SIInsertWaitcnt inserts an s_sendmsg before each s_endpgm if the VS_CNT score is not 0 and if there is any pending scratch store operation; but when SIInsertWaitcnt initializes the WaitcntBrackets object for any function (entry or not) all the counters are set to 0.

Thanks for the explanation. A simpler implementation of this would just set VS_CNT to its max value, not all the counters.

However you can only insert the s_sendmsg sendmsg(MSG_DEALLOC_VGPRS) if there are no pending scratch stores (see D153295) so I don't think this patch is acceptable.

Please explain what this is for. Is it a bug fix? Do you have a test that shows the intended effect?

Hello,

The test that best depicts the issue is amd.endpgm.ll.

In this test there is a test1 non-kernel function that inmediately does a call to @llvm.amdgcn.endpgm. On GFX11, I'd expect a s_sendmsg instruction before the s_endpgm for that function.

SIInsertWaitcnt inserts an s_sendmsg before each s_endpgm if the VS_CNT score is not 0 and if there is any pending scratch store operation; but when SIInsertWaitcnt initializes the WaitcntBrackets object for any function (entry or not) all the counters are set to 0.

Thanks for the explanation. A simpler implementation of this would just set VS_CNT to its max value, not all the counters.

However you can only insert the s_sendmsg sendmsg(MSG_DEALLOC_VGPRS) if there are no pending scratch stores (see D153295) so I don't think this patch is acceptable.

Argh ! I miss-read the code. Sorry for that.

There is still something strange in how the WaitcntBrackets object is initialized that I find strange: It seems that the counters and the pending events are assumed to be 0 at the entry of non-kernel functions, which looks wrong to me. Am I right? Or I'm missinterpreting how WaitcntBrackets works (or how the calling convention works)?

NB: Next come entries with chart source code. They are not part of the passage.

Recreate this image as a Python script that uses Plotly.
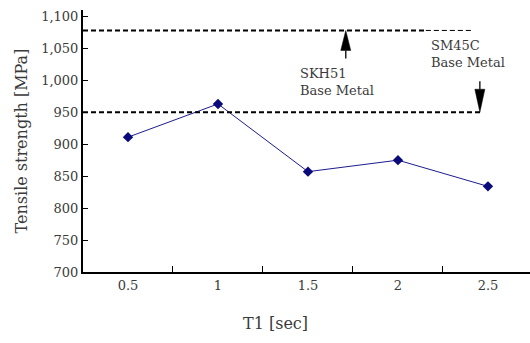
import plotly.graph_objects as go

categories = ["0.5", "1", "1.5", "2", "2.5"]
strength = [911, 963, 857, 875, 834]
skh51_base = 1078
sm45c_base = 950
y_ticks = [700, 750, 800, 850, 900, 950, 1000, 1050, 1100]
y_tick_text = ["700", "750", "800", "850", "900", "950", "1,000", "1,050", "1,100"]

FONT = "DejaVu Serif"
TXT = "#3a3a3a"
W, H = 530, 343
l, r, t, b = 83, 0, 10, 71
Y0, Y1 = 700, 1110
UPP = (Y1 - Y0) / (H - t - b)   # y units per pixel
CPP = 1 / 90.0                  # category units per pixel

def px(x, y):
    return (x - l) / (W - l - r), 1 - (y - t) / (H - t - b)

fig = go.Figure()
fig.add_trace(go.Scatter(
    x=categories, y=strength, mode="lines+markers",
    line=dict(color="#1c1c8f", width=1),
    marker=dict(symbol="diamond", size=8, color="#0a0a7a"),
    showlegend=False,
))

# base-metal reference lines
fig.add_shape(type="line", xref="x", yref="y", x0=-0.5, x1=3.31, y0=skh51_base, y1=skh51_base,
              line=dict(color="black", width=2, dash="5px,3px"))
fig.add_shape(type="line", xref="x", yref="y", x0=3.31, x1=3.84, y0=skh51_base, y1=skh51_base,
              line=dict(color="black", width=1, dash="5px,3px"))
fig.add_shape(type="line", xref="x", yref="y", x0=-0.5, x1=3.94, y0=sm45c_base, y1=sm45c_base,
              line=dict(color="black", width=2, dash="5px,3px"))

def arrow(xc, tip, direction, head_px=21, tail_px=7, half_w_px=5):
    # direction +1: pointing up (tip above), -1: pointing down
    base = tip - direction * head_px * UPP
    tail = base - direction * tail_px * UPP
    hw = half_w_px * CPP
    fig.add_shape(type="path", xref="x", yref="y",
                  path=f"M {xc - hw} {base} L {xc + hw} {base} L {xc} {tip} Z",
                  fillcolor="black", line=dict(color="black", width=0.5))
    fig.add_shape(type="line", xref="x", yref="y", x0=xc, x1=xc, y0=base, y1=tail,
                  line=dict(color="black", width=1.3))

arrow(2.42, skh51_base, +1, head_px=20, tail_px=8)
arrow(3.91, sm45c_base, -1, head_px=23, tail_px=8)

x1, y1 = px(298, 82)
fig.add_annotation(x=x1, y=y1, xref="paper", yref="paper", text="SKH51<br>Base Metal", showarrow=False,
                   xanchor="left", yanchor="middle", align="left", font=dict(family=FONT, size=13, color=TXT))
x2, y2 = px(429, 54)
fig.add_annotation(x=x2, y=y2, xref="paper", yref="paper", text="SM45C<br>Base Metal", showarrow=False,
                   xanchor="left", yanchor="middle", align="left", font=dict(family=FONT, size=13, color=TXT))
x3, y3 = px(275, 323)
fig.add_annotation(x=x3, y=y3, xref="paper", yref="paper", text="T1 [sec]", showarrow=False,
                   xanchor="center", yanchor="middle", font=dict(family=FONT, size=16, color=TXT))

fig.update_layout(
    width=W, height=H,
    margin=dict(l=l, r=r, t=t, b=b),
    paper_bgcolor="white", plot_bgcolor="white",
    font=dict(family=FONT, size=13, color=TXT),
    xaxis=dict(type="category", range=[-0.5, 4.467], showline=True, linecolor="black", linewidth=2,
               ticks="inside", ticklen=6, tickcolor="black", tickson="boundaries", showgrid=False,
               zeroline=False, tickfont=dict(family=FONT, size=13, color=TXT)),
    yaxis=dict(range=[Y0, Y1], tickvals=y_ticks, ticktext=y_tick_text, showline=True, linecolor="black",
               linewidth=2, ticks="inside", ticklen=5, tickcolor="black", showgrid=False, zeroline=False,
               tickfont=dict(family=FONT, size=13, color=TXT),
               title=dict(text="Tensile strength [MPa]", font=dict(family=FONT, size=16, color=TXT), standoff=10)),
)
fig.write_html("out.html")
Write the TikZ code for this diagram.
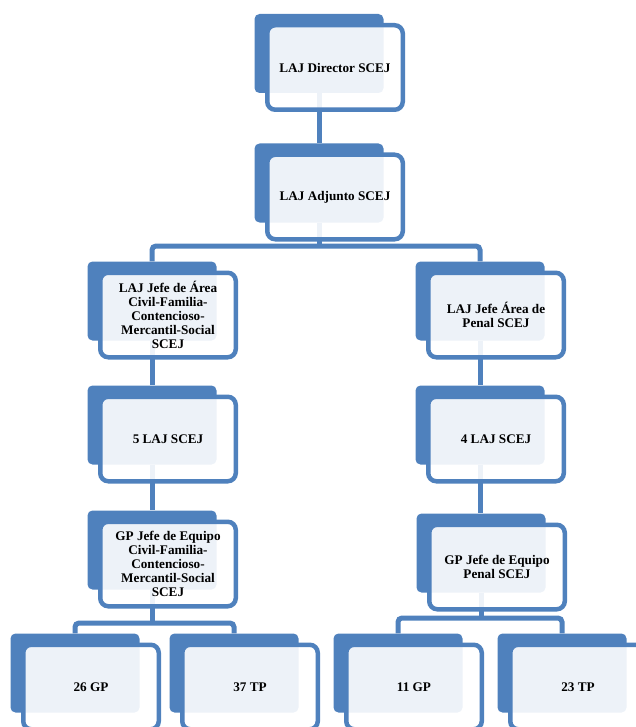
\documentclass[tikz,border=0pt]{standalone}
\usepackage{fontspec}
\setmainfont{Liberation Serif}
\pgfdeclarelayer{bg}
\pgfsetlayers{bg,main}
\definecolor{obl}{HTML}{4F81BD}
\tikzset{
 backbox/.style={rectangle, rounded corners=5pt, fill=obl, minimum width=129pt, minimum height=79pt, inner sep=0pt},
 frontbox/.style={rectangle, rounded corners=8pt, draw=obl, line width=4.5pt, fill=white, fill opacity=0.9, text opacity=1, minimum width=135.5pt, minimum height=84.5pt, inner sep=0pt, align=center, font=\bfseries\fontsize{13.2}{14.2}\selectfont},
 conn/.style={draw=obl, line width=5pt, rounded corners=4pt},
}
\newcommand{\orgunit}[4]{%
 \node[backbox] (#1b) at (#2,#3) {};
 \node[frontbox] (#1) at (#2+16,#3+14) {#4};
}
\begin{document}
\begin{tikzpicture}[x=1pt,y=-1pt]
\useasboundingbox (0,0) rectangle (636,727);
\clip (0,0) rectangle (636,727);
\orgunit{dir}{319}{53.5}{LAJ Director SCEJ}
\orgunit{adj}{319}{183}{LAJ Adjunto SCEJ}
\orgunit{ala}{152}{301}{LAJ Jefe de Área\\Civil-Familia-\\Contencioso-\\Mercantil-Social\\SCEJ}
\orgunit{alp}{480}{301}{LAJ Jefe Área de\\Penal SCEJ}
\orgunit{lc}{152}{425}{5 LAJ SCEJ}
\orgunit{lp}{480}{425}{4 LAJ SCEJ}
\orgunit{gc}{152}{550}{GP Jefe de Equipo\\Civil-Familia-\\Contencioso-\\Mercantil-Social\\SCEJ}
\orgunit{gp}{481}{553}{GP Jefe de Equipo\\Penal SCEJ}
\orgunit{ga}{75}{673}{26 GP}
\orgunit{tb}{234}{673}{37 TP}
\orgunit{gcc}{398}{673}{11 GP}
\orgunit{td}{562}{673}{23 TP}
\coordinate (busa) at (0,246);
\coordinate (busb) at (0,623);
\coordinate (busc) at (0,618);
\begin{pgfonlayer}{bg}
\draw[conn] (dirb.south) -- (adjb.north);
\draw[conn] (adjb.south) -- (adjb.south |- busa);
\draw[conn] (alab.north) -- (alab.north |- busa) -- (alpb.north |- busa) -- (alpb.north);
\draw[conn] (alab.south) -- (lcb.north);
\draw[conn] (alpb.south) -- (lpb.north);
\draw[conn] (lcb.south) -- (gcb.north);
\draw[conn] (lpb.south) -- (lpb.south |- gpb.north);
\draw[conn] (gcb.south) -- (gcb.south |- busb);
\draw[conn] (gab.north) -- (gab.north |- busb) -- (tbb.north |- busb) -- (tbb.north);
\draw[conn] (gpb.south) -- (gpb.south |- busc);
\draw[conn] (gccb.north) -- (gccb.north |- busc) -- (tdb.north |- busc) -- (tdb.north);
\end{pgfonlayer}
\end{tikzpicture}
\end{document}
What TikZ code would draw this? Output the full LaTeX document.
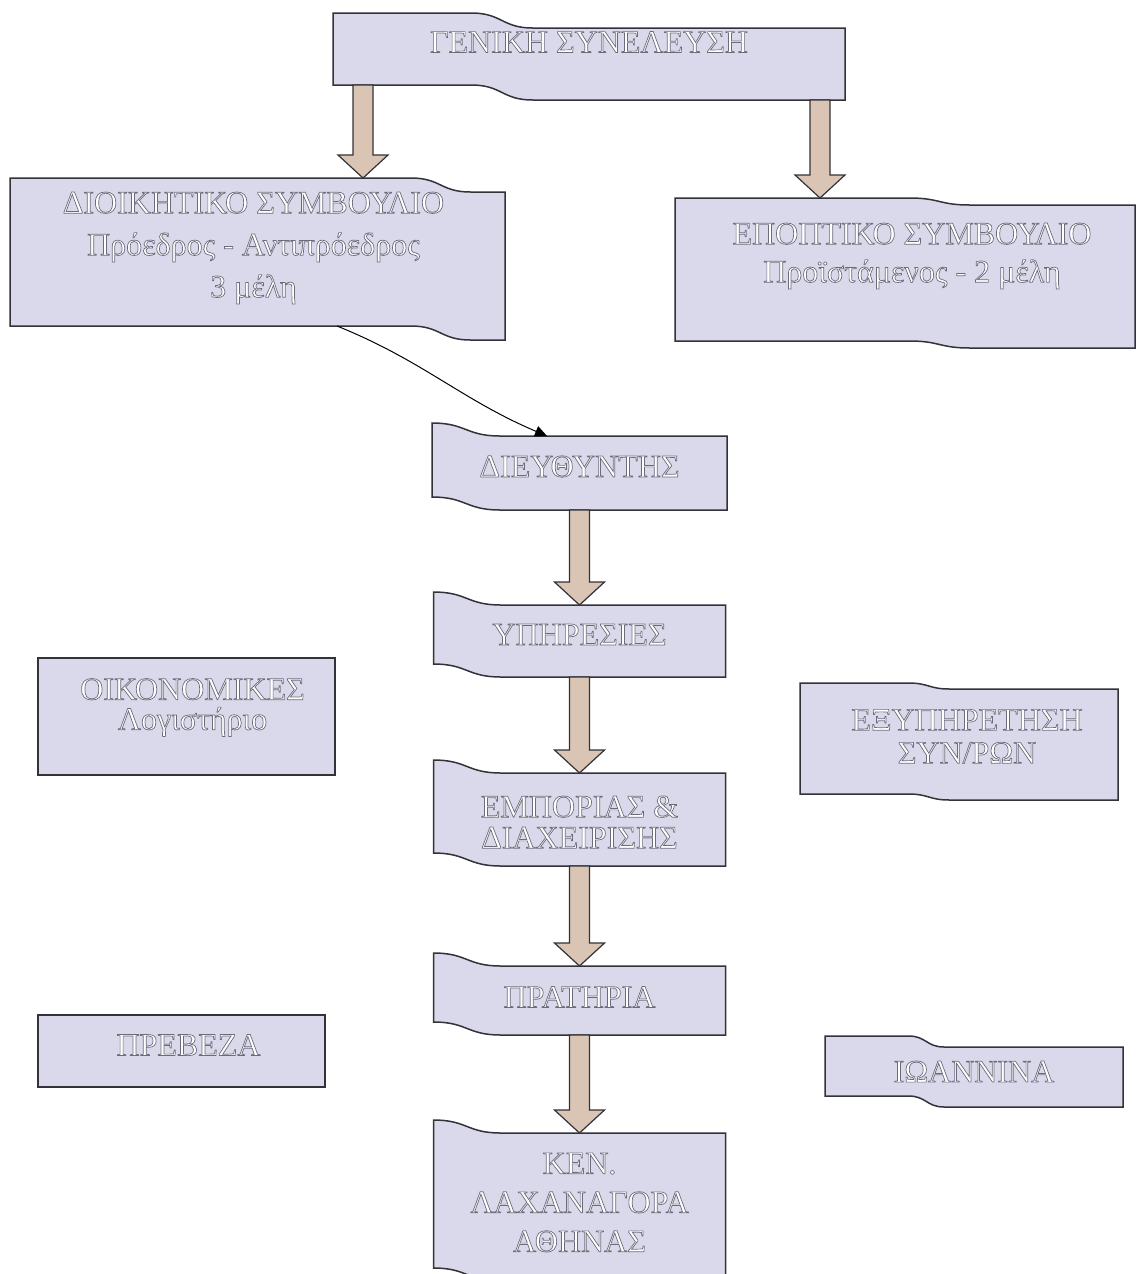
\documentclass[tikz,border=0pt]{standalone}
\usepackage{fontspec}
\setmainfont{Liberation Serif}
\usepackage{xcolor}
\usetikzlibrary{arrows.meta,backgrounds,calc}

\definecolor{panelfill}{RGB}{217,217,235}
\definecolor{panelline}{RGB}{50,50,56}
\definecolor{shaftfill}{RGB}{218,197,180}

\newcommand{\wave}[4]{%
  \draw[panel] let \p1=(#1.north west), \p2=(#1.south east),
    \n1={\x1+#3*(\x2-\x1)}, \n2={\x1+#4*(\x2-\x1)}, \n3={(\x1+(#3+#4)/2*(\x2-\x1))} in
    (\x1,\y1) -- ({\n1*1pt},\y1) .. controls ({\n3*1pt},\y1) and ({\n3*1pt},{\y1-#2}) .. ({\n2*1pt},{\y1-#2})
    -- (\x2,{\y1-#2}) -- (\x2,\y2) -- ({\n2*1pt},\y2) .. controls ({\n3*1pt},\y2) and ({\n3*1pt},{\y2+#2}) .. ({\n1*1pt},{\y2+#2})
    -- (\x1,{\y2+#2}) -- cycle;}
\newcommand{\flowarrow}[2]{%
  \draw[bigarrow] let \p1=(#1), \p2=(#2) in
    (\x1-5pt,\y1) -- (\x1-5pt,\y2+11.5pt) -- (\x1-12.5pt,\y2+11.5pt) -- (\x1,\y2)
    -- (\x1+12.5pt,\y2+11.5pt) -- (\x1+5pt,\y2+11.5pt) -- (\x1+5pt,\y1) -- cycle;}

\begin{document}
\begin{tikzpicture}[x=0.5pt, y=-0.5pt,
  box/.style 2 args={minimum width=#1, minimum height=#2, inner sep=0pt, outer sep=0pt},
  panel/.style={fill=panelfill, draw=panelline, line width=0.75pt},
  bigarrow/.style={fill=shaftfill, draw=panelline, line width=0.6pt},
  lbl/.style={align=center, inner sep=0pt, font=\fontsize{16}{#1}\selectfont,
    execute at begin node={\color{white}\special{pdf:literal direct 2 Tr 0.35 w 0.42 0.42 0.48 RG}},
    execute at end node={\special{pdf:literal direct 0 Tr}}},
  lbl/.default=18pt]
\useasboundingbox (0,0) rectangle (1136,1274);
\node[box={256pt}{43.5pt}, label={[lbl,yshift=7.25pt]center:{ΓΕΝΙΚΗ ΣΥΝΕΛΕΥΣΗ}}] (gen) at (589,56.5) {};
\node[box={247.5pt}{81pt}, label={[lbl=21pt,xshift=-2pt,yshift=5.5pt]center:{ΔΙΟΙΚΗΤΙΚΟ ΣΥΜΒΟΥΛΙΟ\\Πρόεδρος - Αντιπρόεδρος\\3 μέλη}}] (dsb) at (257.5,259) {};
\node[box={230pt}{75pt}, label={[lbl=19pt,xshift=3.5pt,yshift=8.5pt]center:{ΕΠΟΠΤΙΚΟ ΣΥΜΒΟΥΛΙΟ\\Προϊστάμενος - 2 μέλη}}] (epo) at (905,273) {};
\node[box={147.5pt}{43.5pt}, label={[lbl]center:{ΔΙΕΥΘΥΝΤΗΣ}}] (dir) at (579.5,466.5) {};
\node[box={146pt}{42.5pt}, label={[lbl]center:{ΥΠΗΡΕΣΙΕΣ}}] (ypi) at (579.5,634.5) {};
\node[box={146pt}{53pt}, label={[lbl=15.5pt,yshift=-4.5pt]center:{ΕΜΠΟΡΙΑΣ \&\\ΔΙΑΧΕΙΡΙΣΗΣ}}] (emp) at (579.5,813) {};
\node[box={146pt}{41pt}, label={[lbl,yshift=-1.5pt]center:{ΠΡΑΤΗΡΙΑ}}] (pra) at (579.5,994) {};
\node[box={146pt}{80.5pt}, label={[lbl=19.5pt,yshift=-1pt]center:{ΚΕΝ.\\ΛΑΧΑΝΑΓΟΡΑ\\ΑΘΗΝΑΣ}}] (ken) at (579.5,1200.5) {};
\node[box={148.5pt}{58.5pt}, label={[lbl=15pt,xshift=3pt,yshift=4.5pt]center:{ΟΙΚΟΝΟΜΙΚΕΣ\\Λογιστήριο}}] (oik) at (186.5,716.5) {};
\node[box={159pt}{58.5pt}, label={[lbl=16.5pt,xshift=4pt,yshift=2.5pt]center:{ΕΞΥΠΗΡΕΤΗΣΗ\\ΣΥΝ/ΡΩΝ}}] (exy) at (959,741.5) {};
\node[box={143.5pt}{36pt}, label={[lbl,xshift=3.5pt,yshift=3pt]center:{ΠΡΕΒΕΖΑ}}] (pre) at (181.5,1051) {};
\node[box={149pt}{35.5pt}, label={[lbl]center:{ΙΩΑΝΝΙΝΑ}}] (ioa) at (974,1071.5) {};
\begin{scope}[on background layer]
\wave{gen}{7.5pt}{0.27}{0.39}
\wave{dsb}{7pt}{0.81}{0.93}
\wave{epo}{3.5pt}{0.51}{0.64}
\wave{dir}{6.5pt}{0}{0.23}
\wave{ypi}{6.5pt}{0}{0.23}
\wave{emp}{6.5pt}{0}{0.23}
\wave{pra}{6.5pt}{0}{0.23}
\wave{ken}{6.5pt}{0}{0.23}
\wave{oik}{0pt}{0.4}{0.6}
\wave{exy}{3pt}{0.34}{0.47}
\wave{pre}{0pt}{0.4}{0.6}
\wave{ioa}{5.5pt}{0.28}{0.40}
\end{scope}
\flowarrow{[xshift=15pt,yshift=7.5pt]gen.south west}{dsb.north}
\flowarrow{[xshift=-12.5pt]gen.south east}{epo.north}
\flowarrow{dir.south}{[yshift=-6.5pt]ypi.north}
\flowarrow{ypi.south}{[yshift=-6.5pt]emp.north}
\flowarrow{emp.south}{[yshift=-6.5pt]pra.north}
\flowarrow{pra.south}{[yshift=-6.5pt]ken.north}
\draw[-{Triangle[length=6pt,width=5.5pt]}, line width=0.5pt] ([xshift=163.5pt,yshift=7pt]dsb.south west) to[out=-22,in=157] ([xshift=-16.25pt,yshift=-6.5pt]dir.north);
\end{tikzpicture}
\end{document}
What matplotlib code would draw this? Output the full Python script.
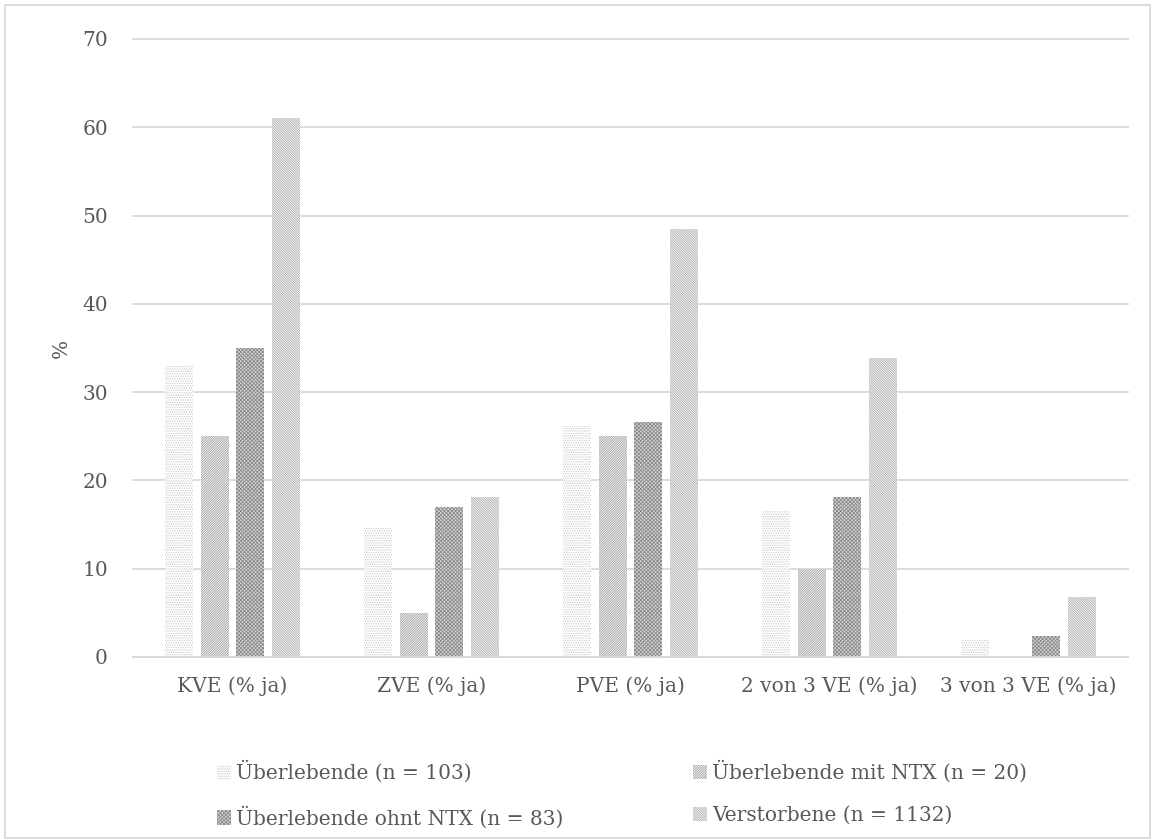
import matplotlib
matplotlib.use('Agg')
import matplotlib.pyplot as plt
import numpy as np
from matplotlib.patches import Rectangle

# categories and series (percent "ja")
categories = ['KVE (% ja)', 'ZVE (% ja)', 'PVE (% ja)', '2 von 3 VE (% ja)', '3 von 3 VE (% ja)']
series_names = ['Überlebende (n = 103)', 'Überlebende mit NTX (n = 20)',
                'Überlebende ohnt NTX (n = 83)', 'Verstorbene (n = 1132)']
ueberlebende = [33.0, 14.6, 26.2, 16.5, 1.9]
mit_ntx = [25.0, 5.0, 25.0, 10.0, 0.0]
ohne_ntx = [35.0, 17.0, 26.6, 18.1, 2.4]
verstorbene = [61.1, 18.1, 48.5, 33.9, 6.8]
yticks = [0, 10, 20, 30, 40, 50, 60, 70]

plt.rcParams['font.family'] = ['DejaVu Serif']
plt.rcParams['hatch.linewidth'] = 0.6
text_col = '#595959'
fs = 14.5

fig = plt.figure(figsize=(11.56, 8.4), dpi=100)
ax = fig.add_axes([133 / 1156, 183 / 840, 995 / 1156, 618 / 840])

# pattern fills for the four groups
styles = [
    dict(hatch='.' * 7, edgecolor='#c8c8c8', facecolor='white'),
    dict(hatch='/' * 14, edgecolor='#9a9a9a', facecolor='white'),
    dict(hatch='x' * 9, edgecolor='#8a8a8a', facecolor='#d6d6d6'),
    dict(hatch='\\' * 14, edgecolor='#a8a8a8', facecolor='white'),
]

x = np.arange(len(categories))
width = 0.14
step = 0.18
data = [ueberlebende, mit_ntx, ohne_ntx, verstorbene]
handles = []
for i, vals in enumerate(data):
    b = ax.bar(x + (i - 1.5) * step, vals, width, linewidth=0,
               label=series_names[i], zorder=2, **styles[i])
    handles.append(b)

ax.set_xlim(-0.5, len(categories) - 0.5)
ax.set_ylim(0, 70)
ax.set_yticks(yticks)
ax.set_xticks(x)
ax.set_xticklabels(categories)
ax.yaxis.grid(True, color='#d9d9d9', linewidth=1.3, zorder=0)
for gl in ax.get_ygridlines():
    gl.set_clip_on(False)
ax.set_axisbelow(True)
for s in ['top', 'right', 'left']:
    ax.spines[s].set_visible(False)
ax.spines['bottom'].set_color('#d9d9d9')
ax.spines['bottom'].set_linewidth(1.3)
ax.tick_params(axis='both', length=0, labelsize=fs, labelcolor=text_col)
ax.tick_params(axis='y', pad=18)
ax.tick_params(axis='x', pad=14)
ax.set_ylabel('%', fontsize=fs, color=text_col)
ax.yaxis.set_label_coords(-0.062, 0.5)

# legend filled row by row: reorder for matplotlib's column-major layout
order = [0, 2, 1, 3]
fig.legend(handles=[handles[i] for i in order], labels=[series_names[i] for i in order],
           loc='center', bbox_to_anchor=(0.538, 0.054), ncol=2,
           frameon=False, fontsize=fs, labelcolor=text_col, handlelength=0.7,
           handleheight=0.7, handletextpad=0.25, columnspacing=6.4, labelspacing=1.15)

# outer chart border
fig.patches.append(Rectangle((5 / 1156, 2 / 840), 1145 / 1156, 833 / 840,
                             transform=fig.transFigure, fill=False,
                             edgecolor='#d9d9d9', linewidth=1.3))

fig.savefig('out.png', dpi=100)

foad added inline comments.Jul 31 2023, 6:28 AM
llvm/lib/Target/AMDGPU/SIInsertWaitcnts.cpp
1863

For non-kernel functions we emit s_waitcnt 0 here so we know the counters are 0.

jmmartinez abandoned this revision.Jul 31 2023, 7:23 AM
jmmartinez added inline comments.
llvm/lib/Target/AMDGPU/SIInsertWaitcnts.cpp
1863

I've seen this code.

If the code initialized WaitcntBrackets to something else than 0 this would still be considered when it parses the s_waitcnt instruction.

My issue with WaitcntBrackets being always initialized to 0 is that it assumes a matching waitcnt that sets all the counters to 0 and flushes any pending events is inserted at function entry (and it seems it's not the case for VS_CNT).

Anyways, I'm abandonning this revision since it's not valid,

foad added inline comments.Jul 31 2023, 7:27 AM
llvm/lib/Target/AMDGPU/SIInsertWaitcnts.cpp
1863

About "it's not the case for VS_CNT": you are correct, but this pass mostly ignores VS_CNT anyway. A wait for VS_CNT is never inserted to resolve a data dependency, like the other counters. It is pretty much only used to decide whether to insert the dealloc vgprs message.